The bill would require the state to provide feminine hygiene products to all incarcerated women free of charge and it would establish a system in which expectant incarcerated mothers receive prenatal, labor and postpartum services.

Treating confined women with dignity can reduce crime and improve public safety. Being forced to sit in one’s own fluids for days, at the mercy of male guards denying access to sanitary products, is a traumatic experience. Being shackled while pregnant, and then being denied visitation with your child is a traumatic experience. Reducing this trauma can actually increase a woman’s chance of success in abstaining from criminal behavior once she is released from prison.

Changing policies to treat our most vulnerable women with dignity is the first step to acknowledging their place at the table. The proposed pieces of federal and state legislation are ultimately built on restoring basic human rights to women, who are now the fastest-growing population of prisoners.
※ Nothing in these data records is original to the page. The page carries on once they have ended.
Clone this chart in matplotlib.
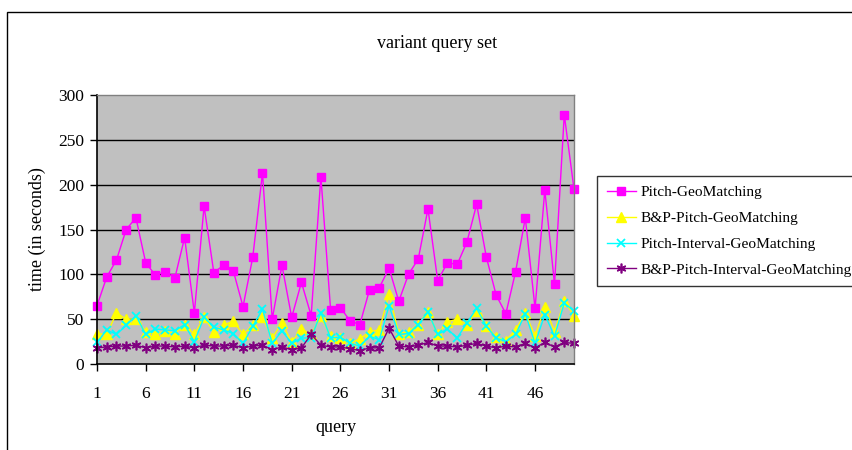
import matplotlib
matplotlib.use("Agg")
import matplotlib.pyplot as plt
from matplotlib.patches import Rectangle
import numpy as np

plt.rcParams['font.family'] = ['Liberation Serif', 'DejaVu Serif']

queries = list(range(1, 51))

pitch_geo = [65, 97, 116, 150, 163, 113, 99, 103, 96, 141,
             57, 176, 102, 110, 104, 64, 119, 213, 50, 110,
             52, 91, 54, 209, 60, 63, 48, 44, 83, 85,
             107, 70, 100, 117, 173, 93, 113, 111, 136, 178,
             119, 77, 56, 103, 163, 62, 194, 89, 278, 195]

bp_pitch_geo = [34, 33, 57, 50, 50, 36, 33, 37, 34, 44,
                33, 52, 36, 43, 48, 33, 43, 52, 29, 46,
                24, 39, 33, 53, 31, 29, 23, 28, 36, 38,
                78, 34, 36, 44, 58, 33, 47, 50, 44, 59,
                42, 30, 26, 38, 57, 31, 64, 36, 70, 54]

pitch_interval_geo = [24, 38, 33, 43, 54, 33, 39, 38, 37, 44,
                      25, 52, 41, 38, 34, 23, 42, 61, 23, 37,
                      23, 29, 29, 57, 29, 30, 23, 20, 31, 27,
                      65, 33, 34, 44, 58, 33, 39, 29, 46, 62,
                      42, 29, 25, 33, 56, 23, 55, 31, 68, 59]

bp_pitch_interval_geo = [18, 19, 20, 20, 21, 18, 20, 20, 19, 20,
                         18, 21, 20, 20, 21, 18, 20, 21, 16, 19,
                         16, 18, 33, 21, 19, 19, 17, 15, 18, 18,
                         40, 20, 19, 21, 24, 20, 20, 19, 21, 23,
                         20, 18, 20, 19, 23, 18, 24, 19, 24, 23]

series_names = ["Pitch-GeoMatching", "B&P-Pitch-GeoMatching",
                "Pitch-Interval-GeoMatching", "B&P-Pitch-Interval-GeoMatching"]
x_tick_labels = ["1", "6", "11", "16", "21", "26", "31", "36", "41", "46"]
y_ticks = [0, 50, 100, 150, 200, 250, 300]

W, H = 853, 450
fig = plt.figure(figsize=(W / 100, H / 100), dpi=100)
fig.patch.set_facecolor("white")

# outer chart frame
fig.patches.append(Rectangle((7 / W, 0 - 0.1), 1.2, 1 - 12 / H + 0.1,
                             transform=fig.transFigure, fill=False,
                             edgecolor="black", linewidth=1.0))

ax = fig.add_axes([97 / W, 1 - 364 / H, (574 - 97) / W, (364 - 95) / H])
ax.set_facecolor("#C0C0C0")

styles = [
    dict(color="#FF00FF", marker="s", markersize=5.5),
    dict(color="#FFFF00", marker="^", markersize=6.5),
    dict(color="#00FFFF", marker="x", markersize=6, markeredgewidth=1.3),
    dict(color="#800080", marker=(6, 2, 0), markersize=7, markeredgewidth=1.2),
]
data = [pitch_geo, bp_pitch_geo, pitch_interval_geo, bp_pitch_interval_geo]

for vals, name, st in zip(data, series_names, styles):
    ax.plot(queries, vals, linewidth=1.0, label=name, clip_on=False, **st)

ax.set_xlim(1, 50)
ax.set_ylim(0, 300)
ax.set_yticks(y_ticks)
ax.set_yticklabels([str(v) for v in y_ticks], fontsize=12.5)
ax.set_xticks([int(t) for t in x_tick_labels])
ax.set_xticklabels(x_tick_labels, fontsize=12.5)
ax.tick_params(axis="y", direction="out", length=5, width=1, pad=4, colors="black")
ax.tick_params(axis="x", direction="out", length=5, width=1, pad=11, colors="black")

for v in y_ticks[1:-1]:
    ax.axhline(v, color="black", linewidth=1.0, zorder=1)

for side in ["top", "right"]:
    ax.spines[side].set_color("#808080")
    ax.spines[side].set_linewidth(1.0)
for side in ["left", "bottom"]:
    ax.spines[side].set_color("black")
    ax.spines[side].set_linewidth(1.2)

ax.set_ylabel("time (in seconds)", fontsize=13)
ax.yaxis.set_label_coords(-0.107, 0.5)
ax.set_xlabel("query", fontsize=13)
ax.xaxis.set_label_coords(0.5, -0.205)

fig.text(437 / W, 1 - 44 / H, "variant query set", ha="center", va="center", fontsize=13)

leg = fig.legend(loc="upper left", bbox_to_anchor=(597 / W, 1 - 176 / H),
                 fontsize=11.1, frameon=True, fancybox=False, handlelength=1.9,
                 labelspacing=0.78, borderpad=0.62, handletextpad=0.3,
                 borderaxespad=0)
leg.get_frame().set_edgecolor("black")
leg.get_frame().set_linewidth(1.0)

fig.savefig("out.png", dpi=100)
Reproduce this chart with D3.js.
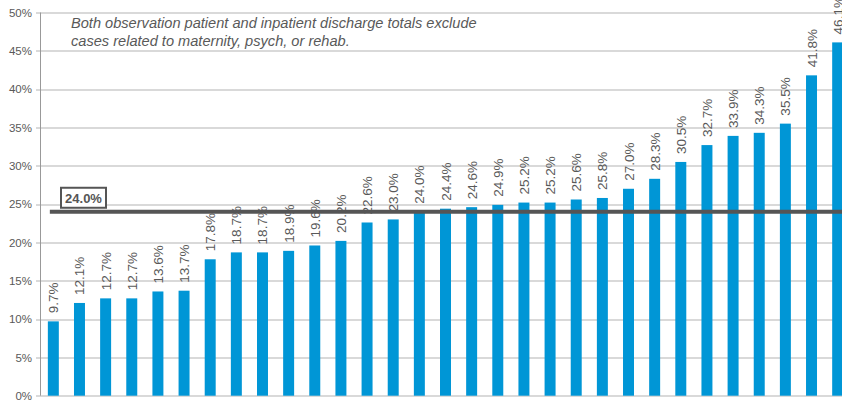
<!DOCTYPE html>
<html>
<head>
<meta charset="utf-8">
<script src="https://cdn.jsdelivr.net/npm/d3@7"></script>
<style>
  body { margin: 0; background: #fff; }
  svg { display: block; font-family: "Liberation Sans", Arial, sans-serif; }
</style>
</head>
<body>
<div class="chart"></div>
<script>
// values (share of discharges, %)
var values = [9.7, 12.1, 12.7, 12.7, 13.6, 13.7, 17.8, 18.7, 18.7, 18.9, 19.6, 20.2,
  22.6, 23.0, 24.0, 24.4, 24.6, 24.9, 25.2, 25.2, 25.6, 25.8, 27.0, 28.3, 30.5,
  32.7, 33.9, 34.3, 35.5, 41.8, 46.1];
var categories = values.map(function(d, i) { return "h" + (i + 1); });
var yTicks = [0, 5, 10, 15, 20, 25, 30, 35, 40, 45, 50];
var average = 24.0;
var note = ["Both observation patient and inpatient discharge totals exclude",
  "cases related to maternity, psych, or rehab."];

var svgWidth = 842;
var svgHeight = 402;

var margin = { top: 12.5, right: -9, bottom: 6.3, left: 40 };
var width = svgWidth - margin.left - margin.right;
var height = svgHeight - margin.top - margin.bottom;

var svg = d3.select(".chart")
  .append("svg")
  .attr("width", svgWidth)
  .attr("height", svgHeight);

var chartGroup = svg.append("g")
  .attr("transform", `translate(${margin.left}, ${margin.top})`);

var x = d3.scaleBand()
  .domain(categories)
  .range([0, width])
  .paddingInner(0.58)
  .paddingOuter(0.3);

var y = d3.scaleLinear()
  .domain([0, 50])
  .range([height, 0]);

// gridlines
chartGroup.append("g")
  .selectAll("line")
  .data(yTicks)
  .enter()
  .append("line")
  .attr("x1", -4)
  .attr("x2", width)
  .attr("y1", d => Math.round(y(d)) + 0.5)
  .attr("y2", d => Math.round(y(d)) + 0.5)
  .attr("stroke", "#b3b3b3")
  .attr("stroke-width", 1);

// y axis
var leftAxis = d3.axisLeft(y)
  .tickValues(yTicks)
  .tickFormat(d => d + "%")
  .tickSize(0)
  .tickPadding(8);

var yAxis = chartGroup.append("g").call(leftAxis);
yAxis.select(".domain").remove();
yAxis.selectAll("text")
  .attr("fill", "#595959")
  .style("font-size", "11.5px");

chartGroup.append("line")
  .attr("x1", 0.5).attr("x2", 0.5)
  .attr("y1", 0).attr("y2", height)
  .attr("stroke", "#999")
  .attr("stroke-width", 1);

// bars
chartGroup.selectAll(".bar")
  .data(values)
  .enter()
  .append("rect")
  .attr("class", "bar")
  .attr("x", (d, i) => x(categories[i]))
  .attr("y", d => y(d))
  .attr("width", x.bandwidth())
  .attr("height", d => height - y(d))
  .attr("fill", "#0096d6");

// bar labels, rotated
chartGroup.selectAll(".barLabel")
  .data(values)
  .enter()
  .append("text")
  .attr("class", "barLabel")
  .attr("transform", (d, i) =>
    `translate(${x(categories[i]) + x.bandwidth() / 2 + 5}, ${y(d) - 8}) rotate(-90)`)
  .attr("fill", "#595959")
  .style("font-size", "13.5px")
  .text(d => d.toFixed(1) + "%");

// average line
var avgY = y(average);
chartGroup.append("line")
  .attr("x1", x(categories[0]) + 2)
  .attr("x2", width)
  .attr("y1", avgY)
  .attr("y2", avgY)
  .attr("stroke", "#555")
  .attr("stroke-width", 4);

var avgLabel = chartGroup.append("g")
  .attr("transform", `translate(21, ${avgY - 24})`);

avgLabel.append("rect")
  .attr("width", 45)
  .attr("height", 20)
  .attr("fill", "#fff")
  .attr("stroke", "#555")
  .attr("stroke-width", 2);

avgLabel.append("text")
  .attr("x", 22.5)
  .attr("y", 15)
  .attr("text-anchor", "middle")
  .attr("fill", "#555")
  .style("font-size", "13px")
  .style("font-weight", "bold")
  .text(average.toFixed(1) + "%");

// note
chartGroup.append("text")
  .attr("x", 31)
  .attr("y", 15.5)
  .attr("fill", "#595959")
  .style("font-size", "14.6px")
  .style("font-style", "italic")
  .selectAll("tspan")
  .data(note)
  .enter()
  .append("tspan")
  .attr("x", 31)
  .attr("dy", (d, i) => i === 0 ? 0 : 18)
  .text(d => d);
</script>
</body>
</html>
Feminine hygiene products stand for so much more than monthly necessities; they demonstrate our society’s commitment to self-worth and health. A no-cost phone call from a mother to a child is much more than a few minutes of communication; it is the fiber that connects their relationship. Denying these products and services sends a powerfully harmful message to women: that they have been cast aside, forgotten and are no longer privy to the American dream. The 215,332 women and 7,727 girls incarcerated in the United States deserve better.